We all have been lied to, mislead, tricked, hoodwinked, and duped, and many of us have done our fair share of each. Deception, in one form or another, permeates our life. But what is deception? Three distinctions each provide a partial picture. First, the distinction between deceiving and causing someone to be in error illustrates that deceiving is an intentional action. Second is the distinction between deception and manipulation. This distinction highlights the importance of the process by which the misleading evidence produced by the deceiver causes the doxastic change in the deceivee. Lastly, the distinction between deceiving and orchestrating the production of a false belief shows that deceivers must be free, deliberate, and informed causers of the doxastic change in the deceivee. 

Lying without Assertion

Everyone agrees that speakers can lie with assertive speech acts (e.g., asserting, testifying, swearing), and not directives (e.g., ordering, commanding). But little discussion has focused on whether speakers can lie with declarations (e.g., "You're fired!"), commisives (e.g., promising), or expressives (e.g., apologizing). If lying does not require assertion, which non-assertive speech acts can be used to lie? As I argue, the key to answering this question comes down to the nature of expression and communicative commitment. When a speaker lies, they communicatively commit themselves to being in a mental state that they are not in. On this conception, speakers can lie in unexpected ways, including with declarations, commisives, and expressives.

Lying and Apologizing

We all have lied. We all have also apologized. But is it possible to lie by apologizing? As I argue, not only are such lies possible, but a speaker can lie by apologizing in two different ways: (1) By apologizing for something they know they haven't done, and (2) By insincerely apologizing---apologizing without feeling regret or shame for the action they apologized for. Both of these ways of lying pose problems for the orthodox view of lying on offer in the literature. According to orthodoxy, to lie is to make a believed false assertion. The possibility of lying by apologizing shows orthodoxy to be doubly wrong. First, a speaker can lie by presupposing---but not asserting---disbelieved information. Second, they can lie by expressing a state (i.e., regret or shame) which they are not in---not by asserting disbelieved information. These lies necessitates a dramatic shift away from the traditional, assertion-based accounts of lying which dominates the literature and towards a heterodox, expressing-based one.

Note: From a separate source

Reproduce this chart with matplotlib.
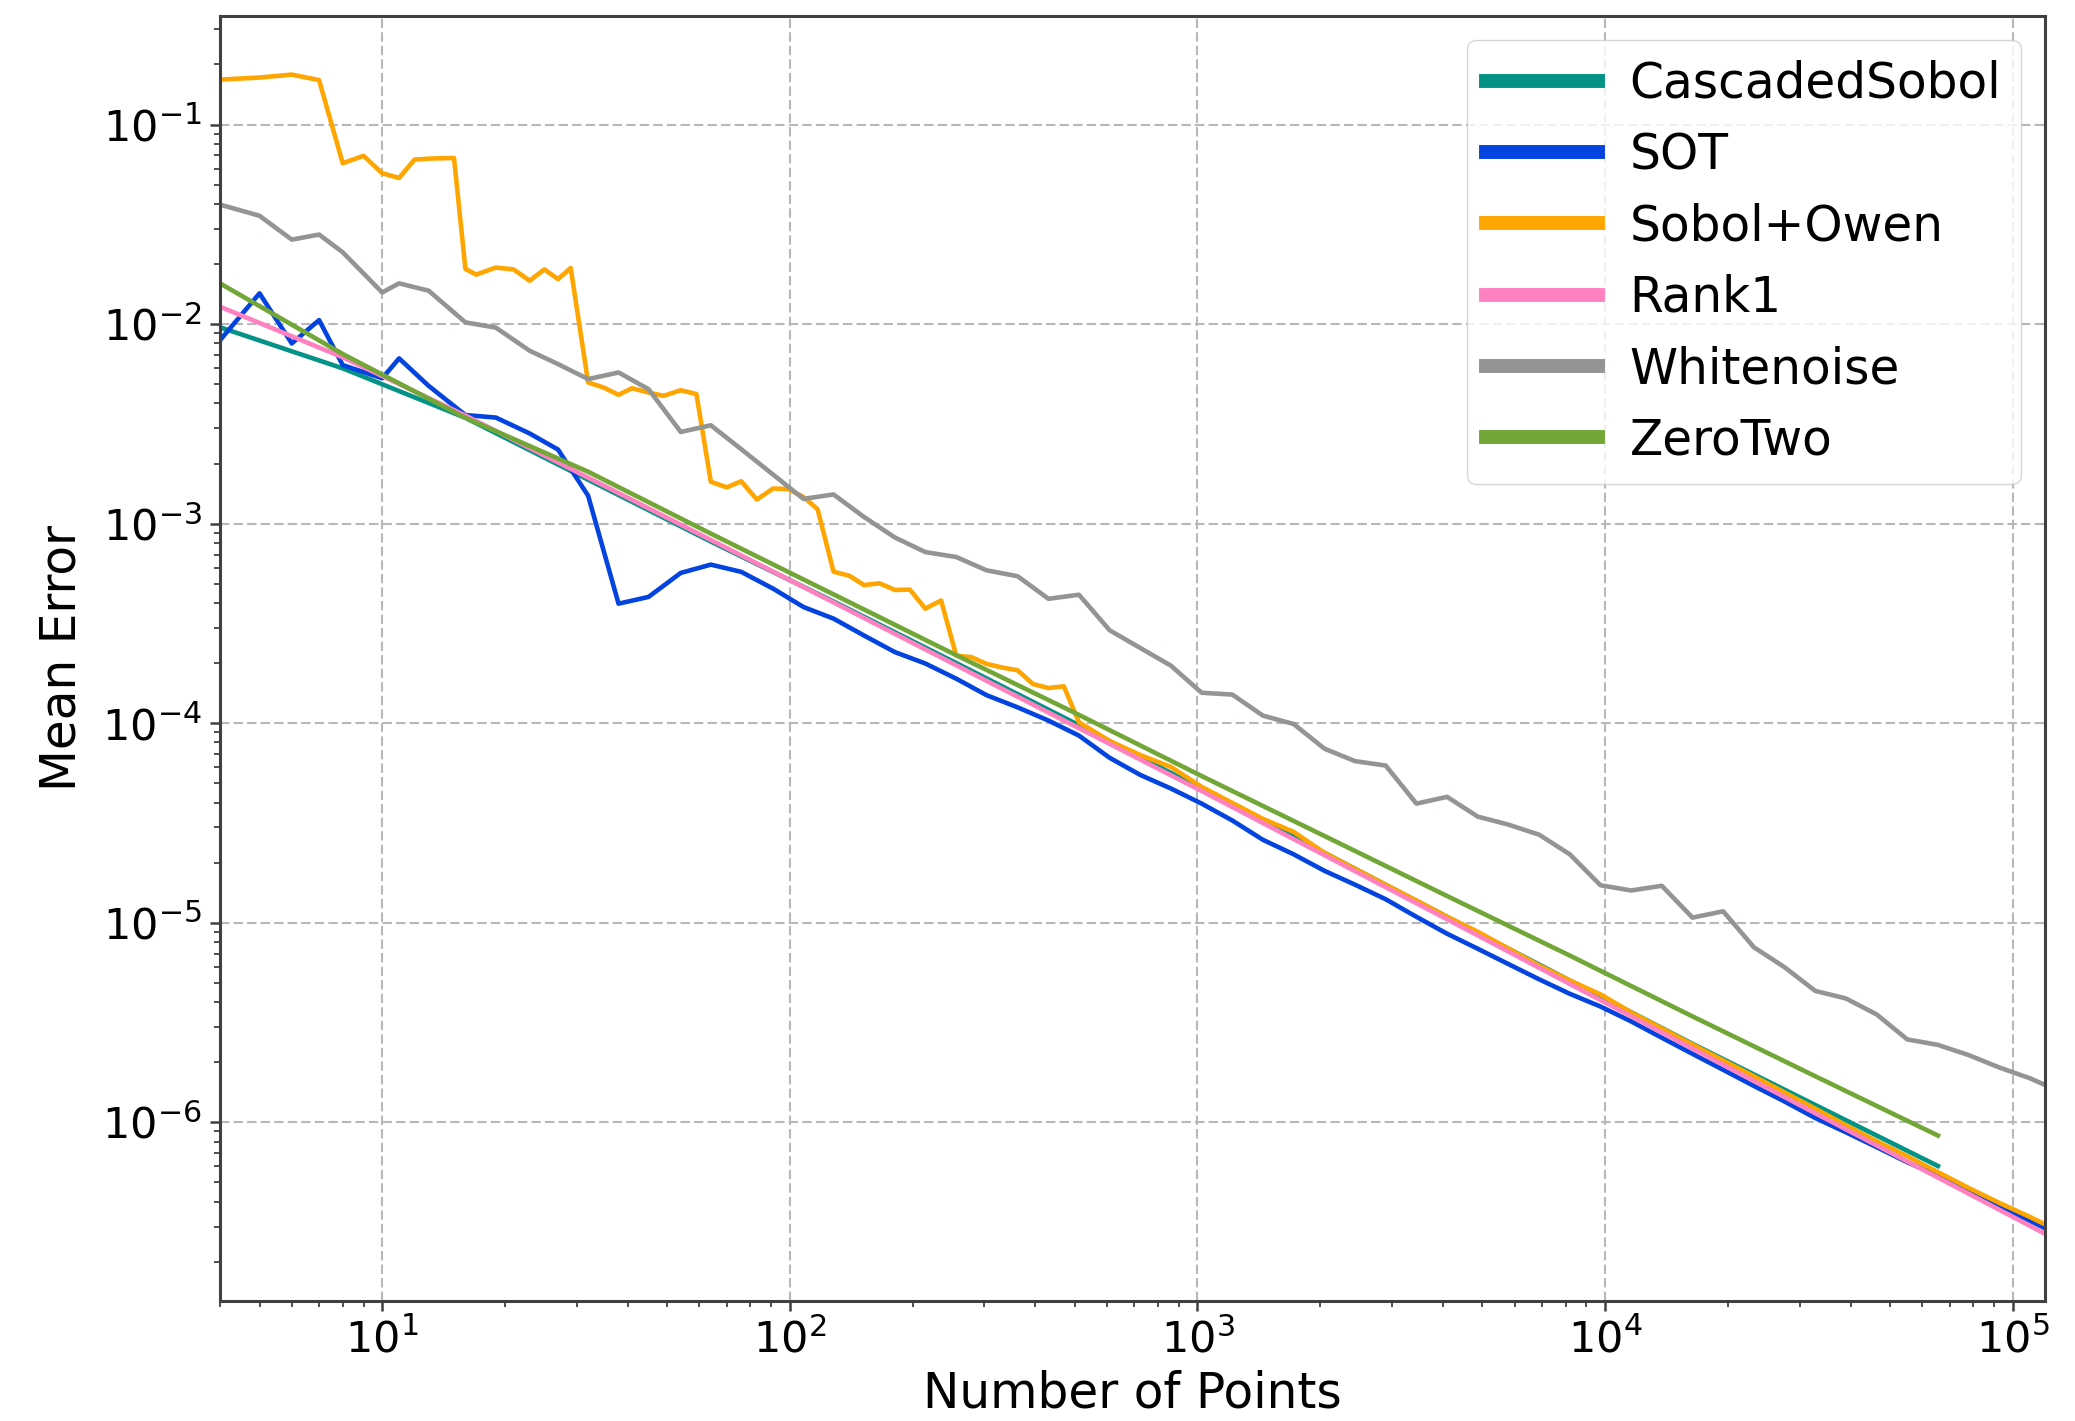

The Problem of Non-Luminous Lies (with John Hawthorne)

According to the orthodox definition of lying, a speaker lies if, and only if, they assert disbelieved information. Although widely accepted, this conception---and those who have adopted it---neglects an important phenomenon: The non-transparency of belief. Put simply, speakers can assert disbelieved information without recognizing it. In such cases, speakers are wrongly judged to have lied by orthodoxy. What must be added to orthodoxy to account for the non-transparency of belief? Three families of solutions suggest themselves: require that the belief is, in some sense, accessible; add that the liar must dissent (or assent to the negation) of what they assert; or require that the liar must have an intention. As we argue, none of these routes are pain free.


Too Much Meaning, Not Enough Use

Sentences, words, and other vehicles of communication mean what they do in virtue of how we use them. But sentences can be meaningful while never having been used. Consider an exceedingly long and complicated sentence---maybe a million-word sentence with clauses within clauses within phrases within clauses and a nauseating amount of cross-references like `the latter,' `the former.' Such a sentence is surely meaningful. But happily for us audiences, it has never been used. This is the problem of Meaning without Use. Many see this problem as stemming from the priority of sentential meaning to sub-sentential meaning. As I argue, this is incorrect. The problem of meaning without use is inescapable. Whatever use we privilege as the one that bestows meaning, meaning will always go beyond it. We must either abandon the dictum that meaning depends on use or greatly constrain our notion of meaning.